What Happened This Week
On Monday, June 30, LIFULL HOME'S published an internal audit notice — visible to registered agency partners — disclosing that its content-moderation team had flagged more than 14,000 Tokyo-area listings in June alone where at least one image appeared to be a pixel-level or near-duplicate of an image already attached to a separate active listing. SUUMO followed on Wednesday with its own statement to partner agencies, announcing a phased rollout of perceptual-hash image matching starting July 7, initially covering the 23 special wards. Neither company issued a public press release as of Friday morning, but the notices circulated quickly among real-estate agents working out of offices along Meiji-dori and in the cluster of agencies near Ikebukuro Station's east exit.
The Tokyo Metropolitan Government's Bureau of Urban Development has for several years maintained voluntary digital-accuracy guidelines for rental listings, but compliance has never been mandatory. Those guidelines, last updated in March 2024, recommend that each listed property carry a minimum of five unique, property-specific photographs. Industry data compiled by the Real Estate Information Network for East Japan — known as REINS — suggests that roughly 30 percent of listings submitted by smaller brokerages in fiscal 2025 contained at least one image pulled from a source other than the advertised property, though REINS has not publicly released those figures as a standalone report.

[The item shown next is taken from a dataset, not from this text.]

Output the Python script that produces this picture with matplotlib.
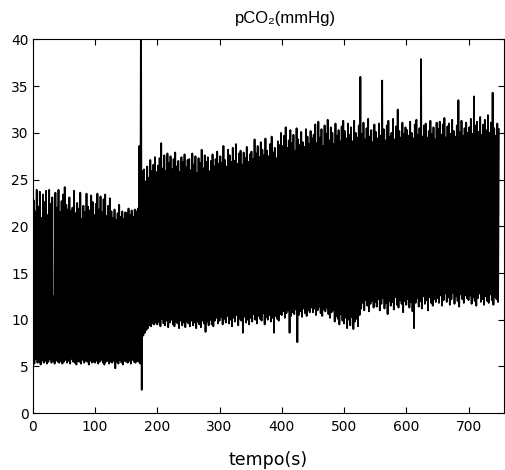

Why It Matters for Tokyo Renters Right Now
Average rents for a one-room apartment in Shibuya ward hit approximately ¥115,000 per month in the first quarter of 2026, according to data published by the Tokyo Metropolitan Government's housing statistics division. At that price point, signing a lease on a unit that looks nothing like its photographs carries real financial stakes: standard Tokyo rental contracts require key money, security deposit and agency fees that together can equal four to six months' rent upfront. A renter who discovers a mismatch after signing has limited legal recourse unless they can prove deliberate misrepresentation under the Building Lots and Buildings Transaction Business Act.
Consumer advocates at the NPO Jutaku Mondai Shien Center, which operates a telephone advice line in Bunkyo Ward, have noted a steady uptick in image-related complaint calls since April. The organisation has been pushing for mandatory image verification since at least 2023.
Platform changes are expected to take effect in stages. SUUMO's perceptual-hash matching will flag — but not automatically remove — duplicate images from July 7, giving agencies a 14-day correction window before listings are suspended. Renters actively searching for apartments in the coming weeks should request that agents confirm each photograph was taken at the specific unit on offer, ask for date-stamped or geotagged images where possible, and treat any listing showing only exterior shots or model-room images with caution. The Bureau of Urban Development has signalled it may revisit its voluntary guidelines before the end of the fiscal year in March 2027, though no formal legislative timetable has been announced.